A decisão foi a mesma para a acusação de extravio, sonegação ou inutilização de livro ou documento. “Sou forçado a reconhecer que, se estivesse caracterizado, em tese, algum dentre os inúmeros delitos imputados à juíza, a denúncia não tem como ser recebida por ausência de precisão do dia, do mês e do ano em que teria ocorrido cada um dos fatos noticiados na peça de acusação”, afirmou o desembargador-relator. “E, a teor da previsão do art. 41 do Código de Processo Penal, não especificadas tais circunstâncias, segundo a doutrina e a jurisprudência, a denúncia não pode ser considerada apta a ensejar o início da ação penal”, concluiu.

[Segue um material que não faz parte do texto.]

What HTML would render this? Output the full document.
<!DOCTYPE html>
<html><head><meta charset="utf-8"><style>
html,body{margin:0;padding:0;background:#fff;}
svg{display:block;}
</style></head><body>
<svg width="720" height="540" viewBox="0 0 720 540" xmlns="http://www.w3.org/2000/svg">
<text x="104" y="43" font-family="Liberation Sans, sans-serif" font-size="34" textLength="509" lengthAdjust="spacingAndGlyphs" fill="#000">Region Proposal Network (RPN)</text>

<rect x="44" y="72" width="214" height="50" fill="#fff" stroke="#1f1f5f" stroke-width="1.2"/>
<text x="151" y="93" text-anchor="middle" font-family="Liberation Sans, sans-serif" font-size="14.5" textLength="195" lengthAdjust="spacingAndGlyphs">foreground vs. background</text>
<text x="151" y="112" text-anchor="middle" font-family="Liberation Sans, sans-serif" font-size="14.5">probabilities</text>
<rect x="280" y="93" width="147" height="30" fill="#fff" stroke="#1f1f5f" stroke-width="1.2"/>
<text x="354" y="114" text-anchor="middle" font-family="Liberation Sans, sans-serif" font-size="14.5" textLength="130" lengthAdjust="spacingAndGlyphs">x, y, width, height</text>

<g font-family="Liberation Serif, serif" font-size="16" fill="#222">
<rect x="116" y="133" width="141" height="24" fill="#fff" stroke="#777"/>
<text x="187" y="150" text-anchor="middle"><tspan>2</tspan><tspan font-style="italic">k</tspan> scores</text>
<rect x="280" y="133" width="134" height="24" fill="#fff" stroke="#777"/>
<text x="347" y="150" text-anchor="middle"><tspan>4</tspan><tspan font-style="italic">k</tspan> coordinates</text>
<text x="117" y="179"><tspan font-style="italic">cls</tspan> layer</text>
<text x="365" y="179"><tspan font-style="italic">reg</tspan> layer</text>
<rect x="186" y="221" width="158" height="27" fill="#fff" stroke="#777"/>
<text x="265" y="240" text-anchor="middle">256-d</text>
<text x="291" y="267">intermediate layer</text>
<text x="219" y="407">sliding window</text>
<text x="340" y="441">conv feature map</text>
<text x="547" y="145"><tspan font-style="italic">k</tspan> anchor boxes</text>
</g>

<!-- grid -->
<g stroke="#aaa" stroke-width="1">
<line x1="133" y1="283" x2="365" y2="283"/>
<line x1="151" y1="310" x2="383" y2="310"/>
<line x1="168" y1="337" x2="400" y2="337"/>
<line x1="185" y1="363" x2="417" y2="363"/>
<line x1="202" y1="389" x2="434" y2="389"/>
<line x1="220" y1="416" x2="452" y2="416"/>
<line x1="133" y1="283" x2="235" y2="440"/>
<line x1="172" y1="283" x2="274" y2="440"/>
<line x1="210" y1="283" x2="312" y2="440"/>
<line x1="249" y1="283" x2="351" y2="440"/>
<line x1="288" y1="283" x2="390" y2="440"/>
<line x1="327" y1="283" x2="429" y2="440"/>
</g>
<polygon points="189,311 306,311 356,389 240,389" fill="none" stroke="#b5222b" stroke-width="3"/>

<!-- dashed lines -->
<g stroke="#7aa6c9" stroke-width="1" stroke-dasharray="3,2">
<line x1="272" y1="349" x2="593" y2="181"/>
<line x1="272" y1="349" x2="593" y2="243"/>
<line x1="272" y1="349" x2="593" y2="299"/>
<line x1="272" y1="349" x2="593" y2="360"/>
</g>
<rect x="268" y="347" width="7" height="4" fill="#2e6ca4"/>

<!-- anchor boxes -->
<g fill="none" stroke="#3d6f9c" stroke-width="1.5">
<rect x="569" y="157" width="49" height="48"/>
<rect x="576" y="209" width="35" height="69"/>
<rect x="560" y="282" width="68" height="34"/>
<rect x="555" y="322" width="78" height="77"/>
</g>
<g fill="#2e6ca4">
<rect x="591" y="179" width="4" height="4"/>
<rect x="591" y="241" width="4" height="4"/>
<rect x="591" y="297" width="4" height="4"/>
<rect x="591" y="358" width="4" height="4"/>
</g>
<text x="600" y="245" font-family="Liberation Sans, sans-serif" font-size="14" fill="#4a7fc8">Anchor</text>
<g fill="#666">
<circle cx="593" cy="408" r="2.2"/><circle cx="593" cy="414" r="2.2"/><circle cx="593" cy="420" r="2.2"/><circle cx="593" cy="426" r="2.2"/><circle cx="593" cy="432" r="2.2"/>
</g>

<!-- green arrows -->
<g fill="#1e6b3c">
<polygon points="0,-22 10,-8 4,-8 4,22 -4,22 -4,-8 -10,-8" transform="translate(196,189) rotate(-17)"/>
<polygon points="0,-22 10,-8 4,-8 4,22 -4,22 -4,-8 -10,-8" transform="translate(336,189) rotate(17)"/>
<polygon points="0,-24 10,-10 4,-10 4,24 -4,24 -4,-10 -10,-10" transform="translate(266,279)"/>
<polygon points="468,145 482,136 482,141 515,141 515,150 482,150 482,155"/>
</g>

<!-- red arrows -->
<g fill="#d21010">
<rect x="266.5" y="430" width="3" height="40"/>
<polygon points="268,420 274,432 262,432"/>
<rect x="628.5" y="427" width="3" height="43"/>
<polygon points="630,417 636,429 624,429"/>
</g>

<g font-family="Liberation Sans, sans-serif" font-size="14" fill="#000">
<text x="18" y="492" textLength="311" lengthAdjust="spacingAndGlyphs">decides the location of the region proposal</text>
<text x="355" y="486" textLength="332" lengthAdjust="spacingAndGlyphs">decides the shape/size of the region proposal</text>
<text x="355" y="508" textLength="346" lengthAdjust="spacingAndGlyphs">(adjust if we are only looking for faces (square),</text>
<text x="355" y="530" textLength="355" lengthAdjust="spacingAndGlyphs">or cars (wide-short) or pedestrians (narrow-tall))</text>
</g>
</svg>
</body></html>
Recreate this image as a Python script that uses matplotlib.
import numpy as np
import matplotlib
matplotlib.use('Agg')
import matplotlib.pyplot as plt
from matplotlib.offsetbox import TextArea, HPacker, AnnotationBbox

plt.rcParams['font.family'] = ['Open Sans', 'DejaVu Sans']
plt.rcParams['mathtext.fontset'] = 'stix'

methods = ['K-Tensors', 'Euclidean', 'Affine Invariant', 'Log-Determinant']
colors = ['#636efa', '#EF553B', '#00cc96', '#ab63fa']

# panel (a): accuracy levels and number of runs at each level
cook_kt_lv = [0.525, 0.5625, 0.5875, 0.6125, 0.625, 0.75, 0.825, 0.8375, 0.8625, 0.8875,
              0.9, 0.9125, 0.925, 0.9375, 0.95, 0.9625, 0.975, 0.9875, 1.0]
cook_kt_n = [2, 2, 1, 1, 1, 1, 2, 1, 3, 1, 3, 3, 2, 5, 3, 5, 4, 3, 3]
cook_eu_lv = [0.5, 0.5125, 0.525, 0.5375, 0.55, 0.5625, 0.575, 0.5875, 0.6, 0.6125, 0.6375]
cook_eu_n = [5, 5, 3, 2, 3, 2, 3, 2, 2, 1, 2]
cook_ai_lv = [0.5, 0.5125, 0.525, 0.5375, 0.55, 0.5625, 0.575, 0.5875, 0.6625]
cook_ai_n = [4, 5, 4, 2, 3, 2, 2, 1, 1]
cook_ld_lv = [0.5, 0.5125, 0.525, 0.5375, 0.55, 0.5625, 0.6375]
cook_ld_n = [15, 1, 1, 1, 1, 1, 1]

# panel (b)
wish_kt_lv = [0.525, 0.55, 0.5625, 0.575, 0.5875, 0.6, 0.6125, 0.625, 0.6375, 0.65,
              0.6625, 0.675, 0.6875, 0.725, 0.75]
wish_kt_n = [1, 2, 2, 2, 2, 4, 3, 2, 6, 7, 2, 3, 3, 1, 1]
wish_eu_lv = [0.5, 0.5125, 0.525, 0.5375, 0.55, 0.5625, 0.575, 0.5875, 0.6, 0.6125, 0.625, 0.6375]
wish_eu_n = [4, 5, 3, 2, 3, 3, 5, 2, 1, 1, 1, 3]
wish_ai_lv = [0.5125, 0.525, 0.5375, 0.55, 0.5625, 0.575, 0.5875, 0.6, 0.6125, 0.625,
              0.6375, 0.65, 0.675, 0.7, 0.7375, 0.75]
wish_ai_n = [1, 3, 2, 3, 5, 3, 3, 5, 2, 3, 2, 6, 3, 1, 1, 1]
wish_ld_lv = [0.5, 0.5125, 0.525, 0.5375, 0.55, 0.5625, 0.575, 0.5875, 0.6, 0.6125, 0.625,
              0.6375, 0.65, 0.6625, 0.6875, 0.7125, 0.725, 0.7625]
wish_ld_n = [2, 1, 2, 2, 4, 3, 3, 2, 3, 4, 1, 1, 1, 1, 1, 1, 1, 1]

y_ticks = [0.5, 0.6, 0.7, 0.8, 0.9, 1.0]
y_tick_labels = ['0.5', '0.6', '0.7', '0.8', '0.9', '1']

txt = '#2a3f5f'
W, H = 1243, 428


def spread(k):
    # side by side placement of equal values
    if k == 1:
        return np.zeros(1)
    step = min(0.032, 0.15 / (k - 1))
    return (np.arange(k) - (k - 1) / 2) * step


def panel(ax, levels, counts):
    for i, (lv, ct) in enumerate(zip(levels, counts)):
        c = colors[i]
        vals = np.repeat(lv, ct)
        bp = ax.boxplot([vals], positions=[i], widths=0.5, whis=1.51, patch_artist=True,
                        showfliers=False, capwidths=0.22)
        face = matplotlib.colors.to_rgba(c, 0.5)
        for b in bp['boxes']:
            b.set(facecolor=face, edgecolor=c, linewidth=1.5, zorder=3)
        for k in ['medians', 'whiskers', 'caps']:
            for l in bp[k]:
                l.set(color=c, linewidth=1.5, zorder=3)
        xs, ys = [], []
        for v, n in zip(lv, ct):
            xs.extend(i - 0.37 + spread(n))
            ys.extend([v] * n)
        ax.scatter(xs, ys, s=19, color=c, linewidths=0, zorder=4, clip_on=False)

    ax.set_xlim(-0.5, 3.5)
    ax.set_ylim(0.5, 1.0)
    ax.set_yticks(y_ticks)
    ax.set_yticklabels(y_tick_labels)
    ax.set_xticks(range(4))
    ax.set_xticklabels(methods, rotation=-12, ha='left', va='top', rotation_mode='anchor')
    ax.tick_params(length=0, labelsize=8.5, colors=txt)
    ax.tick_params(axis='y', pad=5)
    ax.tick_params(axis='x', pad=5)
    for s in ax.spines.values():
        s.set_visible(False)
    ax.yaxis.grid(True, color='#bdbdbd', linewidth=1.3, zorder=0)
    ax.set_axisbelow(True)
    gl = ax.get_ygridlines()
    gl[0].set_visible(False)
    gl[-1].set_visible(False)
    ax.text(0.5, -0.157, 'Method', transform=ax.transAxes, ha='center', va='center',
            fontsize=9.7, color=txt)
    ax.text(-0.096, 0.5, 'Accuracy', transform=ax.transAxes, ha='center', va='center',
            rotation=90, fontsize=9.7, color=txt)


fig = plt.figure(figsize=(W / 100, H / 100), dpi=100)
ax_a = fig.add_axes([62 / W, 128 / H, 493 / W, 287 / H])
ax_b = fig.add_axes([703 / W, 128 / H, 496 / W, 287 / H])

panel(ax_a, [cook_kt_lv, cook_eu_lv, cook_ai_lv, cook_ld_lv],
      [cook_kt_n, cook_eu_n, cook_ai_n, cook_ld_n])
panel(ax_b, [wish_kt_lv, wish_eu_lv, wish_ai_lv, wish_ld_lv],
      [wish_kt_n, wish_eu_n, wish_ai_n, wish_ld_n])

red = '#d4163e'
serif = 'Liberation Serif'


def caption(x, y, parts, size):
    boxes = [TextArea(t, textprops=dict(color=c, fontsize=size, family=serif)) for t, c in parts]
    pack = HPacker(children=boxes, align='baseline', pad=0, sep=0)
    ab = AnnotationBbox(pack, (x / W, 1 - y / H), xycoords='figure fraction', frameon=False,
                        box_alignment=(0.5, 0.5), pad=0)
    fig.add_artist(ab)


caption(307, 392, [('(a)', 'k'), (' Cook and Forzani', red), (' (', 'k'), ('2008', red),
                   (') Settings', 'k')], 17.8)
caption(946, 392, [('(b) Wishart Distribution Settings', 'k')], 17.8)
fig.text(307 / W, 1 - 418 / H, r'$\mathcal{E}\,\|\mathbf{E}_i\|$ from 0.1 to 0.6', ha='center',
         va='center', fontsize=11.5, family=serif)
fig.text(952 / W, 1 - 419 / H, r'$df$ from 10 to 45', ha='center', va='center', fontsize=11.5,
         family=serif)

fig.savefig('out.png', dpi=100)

“Sem qualquer razão a decisão recorrida”, discordou o ministro Edson Vidigal, relator do recurso no STJ. “Consoante entendimento firmado pelo STJ, ao receber ou rejeitar a denúncia, o juiz deve explicitar tão-somente porque a recebe ou rejeita, sem adentrar ao mérito da acusação”, observou. “No caso em exame, cumpria à Corte local apreciar, exclusivamente, se presentes os requisitos formais da denúncia, jamais o próprio julgamento, mediante análise de fatos e provas, da causa ainda não decidida”, lembrou.

Ainda segundo o ministro, em se tratando de crime de abuso de autoridade, a falta de representação do ofendido não impede a instauração da ação pública, a teor do que dispõe a Lei 5249/67. “Não procede, pois o entendimento adotado pela origem, no sentido de que ausente condição essencial de procedibilidade para a Ação Penal”, defendeu o relator.

Edson Vidigal rebateu, ainda, o argumento de falta das datas dos delitos. “Os requisitos formais necessários ao oferecimento de uma denúncia são aqueles tratados, especificamente, no exclusivo rol do CPP, art. 41, lá não incluída a expressa menção à data em que ocorridos os fatos. Eventual omissão, aliás, pode ser suprida a qualquer tempo, desde que antes da sentença final (CPP, art. 569)”, esclareceu.

Ao dar provimento ao recurso do Ministério Público, o ministro entendeu que não é possível rejeitar uma denúncia se a peça descreve crime em tese, facultando ao acusado o pleno exercício de defesa. “Fazê-lo seria, no mínimo, cercear a pretensão acusatória do Estado, em ampla ofensa ao princípio constitucional do devido processo legal”, concluiu Edson Vidigal.

Processo: Resp 305285.

Revista Consultor Jurídico, 15 de março de 2002.